Sunday, October 15, 2006

Mulling over Medawar

Speaking of essayists, Peter Medawar was as elegant a scientific essayist as you could find from the 1950s through to 1970s. Patrician, never less than confident in his own judgment, he made the reader feel that intellectual standards mattered, and you had better be pretty alert to match up to his.

His Pluto’s Republic, first published in 1982, is a collection of these essays, some major, some minor – and Armand Leroi’s third selection as a candidate for best science book ever. It ranges widely, from cancer and psychoanalysis to Teilhard de Chardin and IQ. The recurring theme, as Medawar describes it, is the question: “what is science, what kind of person is a scientist, and what kind of act of reasoning leads to scientific discovery and the enlargement of the understanding?”

The core of the answer lies in the piece reprinted from the 1960s, on Induction and Intuition in Scientific Thought. Here he declares his allegiance to Karl Popper, the scientist’s favourite philosopher of science. Interesting, I think, that he points out a couple of times that there had been no real studies of what scientists actually do – as opposed to what they are supposed to do. Well, there have now…


The book also contains Medawar’s sympathetic review of another on our list, The Double Helix. How’s this for a provocation?
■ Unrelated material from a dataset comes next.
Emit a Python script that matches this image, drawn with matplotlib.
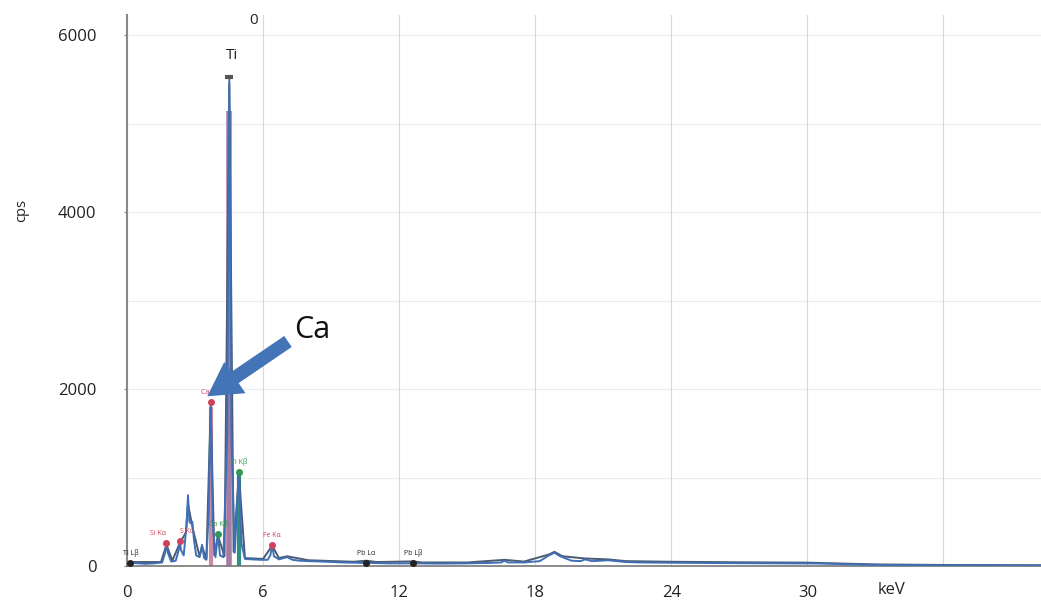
import matplotlib
matplotlib.use("Agg")
import matplotlib.pyplot as plt

plt.rcParams['font.family'] = ['Open Sans', 'DejaVu Sans']

# spectrum, blue trace (keV, cps)
blue_kev = [0.0, 0.15, 0.3, 0.5, 0.8, 1.2, 1.55, 1.68, 1.74, 1.80, 1.95, 2.15, 2.28, 2.33,
            2.38, 2.5, 2.62, 2.69, 2.75, 2.82, 2.88, 2.95, 3.05, 3.2, 3.31, 3.4, 3.5, 3.6,
            3.69, 3.78, 3.9, 4.01, 4.1, 4.25, 4.42, 4.51, 4.6, 4.75, 4.93, 5.05, 5.2, 5.5,
            5.9, 6.2, 6.32, 6.4, 6.48, 6.7, 7.06, 7.3, 7.6, 8.0, 8.6, 9.5, 10.4, 10.55,
            10.7, 11.5, 12.45, 12.61, 12.8, 13.5, 14.2, 15.0, 16.0, 16.5, 16.65, 16.8,
            17.5, 18.2, 18.6, 18.85, 19.1, 19.6, 20.0, 20.2, 20.5, 20.9, 21.2, 21.6, 22.0,
            22.6, 23.5, 25.0, 27.0, 29.0, 30.5, 31.5, 32.5, 34.0, 36.0, 38.0, 40.3]
blue_cps = [10, 30, 35, 30, 25, 30, 40, 150, 255, 150, 50, 60, 180, 280,
            180, 120, 450, 800, 500, 480, 500, 300, 120, 100, 240, 90, 70, 600,
            1850, 500, 100, 360, 120, 100, 1500, 5530, 1500, 150, 1060, 250, 80, 75,
            70, 70, 120, 240, 110, 75, 100, 70, 60, 55, 50, 40, 35, 45,
            35, 30, 30, 40, 30, 28, 28, 30, 35, 40, 60, 40,
            40, 55, 120, 150, 110, 60, 55, 75, 55, 60, 65, 55, 45,
            40, 38, 35, 32, 30, 28, 22, 15, 10, 8, 6, 5]

# second (dark) trace
dark_kev = [0.0, 0.3, 1.5, 1.74, 2.0, 2.33, 2.6, 2.69, 2.9, 3.2, 3.31, 3.5, 3.69, 3.85,
            4.01, 4.3, 4.51, 4.7, 4.93, 5.2, 6.0, 6.4, 6.7, 7.06, 8.0, 10.0, 10.55, 11.0,
            12.61, 13.0, 15.0, 16.65, 17.5, 18.6, 18.85, 19.2, 20.2, 21.2, 22.0, 24.0,
            27.0, 30.0, 31.5, 33.0, 36.0, 40.3]
dark_cps = [20, 45, 45, 240, 60, 260, 380, 700, 420, 110, 220, 80, 1800, 120,
            340, 110, 5450, 160, 1040, 90, 80, 230, 90, 110, 65, 48, 60, 45,
            52, 40, 40, 70, 50, 130, 160, 110, 85, 75, 55, 48,
            42, 38, 28, 18, 12, 8]

# labelled lines: name, keV, cps, colour, text alignment
line_names = ['Si Kα', 'S Kα', 'Ca Kα', 'Ca Kβ', 'Ti Kβ', 'Fe Kα', 'Pb Lα', 'Pb Lβ', 'Ti Lβ']
line_kev = [1.74, 2.33, 3.69, 4.01, 4.93, 6.4, 10.55, 12.61, 0.15]
line_cps = [255, 280, 1850, 360, 1060, 240, 30, 30, 30]
line_colors = ['#d2405a', '#d2405a', '#d2405a', '#2f9a50', '#2f9a50', '#d2405a',
               '#222222', '#222222', '#222222']
line_align = ['right', 'left', 'center', 'center', 'center', 'center', 'center', 'center', 'center']

ti_kev, ti_cps = 4.51, 5530

x_ticks = [0, 6, 12, 18, 24, 30, 36]
x_labels = ['0', '6', '12', '18', '24', '30', '']
y_ticks = [0, 2000, 4000, 6000]

fig = plt.figure(figsize=(10.41, 6.06), dpi=100)
ax = fig.add_axes([0.122, 0.066, 0.878, 0.909])

# faint grid
for yv in range(1000, 7000, 1000):
    ax.axhline(yv, color='#ececec', lw=0.8, zorder=0)
for xv in x_ticks[1:]:
    ax.axvline(xv, color='#d8d8d8', lw=0.8, zorder=0)

# coloured line markers behind the spectrum
ax.vlines(ti_kev, 0, ti_cps * 0.93, color='#a57aa3', lw=4, zorder=1)
ax.vlines(4.93, 0, 1060, color='#2f8f80', lw=3, zorder=1)
ax.vlines(3.69, 0, 1800, color='#c98aa8', lw=3, zorder=1)

ax.plot(dark_kev, dark_cps, color='#4c5a70', lw=1.4, zorder=2)
ax.plot(blue_kev, blue_cps, color='#3f6fb5', lw=1.4, zorder=3)

for name, kev, cps, col, al in zip(line_names, line_kev, line_cps, line_colors, line_align):
    ax.plot(kev, cps, marker='o', ms=4, color=col, zorder=4)
    ax.text(kev, cps + 70, name, color=col, fontsize=5, ha=al, va='bottom', zorder=4)

ax.plot(ti_kev, ti_cps, marker='_', ms=6, mew=3, color='#555555', zorder=4)
ax.text(4.63, 5770, 'Ti', fontsize=11, color='#222222', ha='center', va='center')
ax.text(5.56, 6170, '0', fontsize=11, color='#222222', ha='center', va='center')

# big arrow pointing at Ca
ax.annotate('', xy=(3.44, 1900), xytext=(7.2, 2555),
            arrowprops=dict(arrowstyle='simple,head_length=1.5,head_width=1.7,tail_width=0.6',
                            mutation_scale=16, color='#4374b8', lw=0), zorder=5)
ax.text(8.15, 2670, 'Ca', fontsize=22, color='#111111', ha='center', va='center', zorder=5)

ax.set_xlim(0, 40.3)
ax.set_ylim(0, 6225)
ax.set_xticks(x_ticks)
ax.set_xticklabels(x_labels)
ax.set_yticks(y_ticks)
ax.tick_params(axis='x', length=0, pad=14, labelsize=12, labelcolor='#222222')
ax.tick_params(axis='y', length=2, pad=20, labelsize=12, labelcolor='#222222', color='#888888')
ax.text(33.7, -270, 'keV', fontsize=12, color='#222222', ha='center', va='center')
fig.text(0.021, 0.653, 'cps', rotation=90, fontsize=10.5, color='#222222', ha='center', va='center')

for side in ['top', 'right']:
    ax.spines[side].set_visible(False)
ax.spines['left'].set_color('#888888')
ax.spines['left'].set_linewidth(1.5)
ax.spines['bottom'].set_color('#777777')
ax.spines['bottom'].set_linewidth(1.2)

fig.savefig('out.png', dpi=100)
“It just so happens that during the 1950s, the first great age of molecular biology, the English Schools of Oxford and particularly of Cambridge produced more than a score of graduates of outstanding ability – much more brilliant, inventive, articulate and dialectically skilful than most young scientists; right up in the Jim Watson class. But Watson had one towering advantage over all of them: in addition to being extremely clever he had something to be clever about.”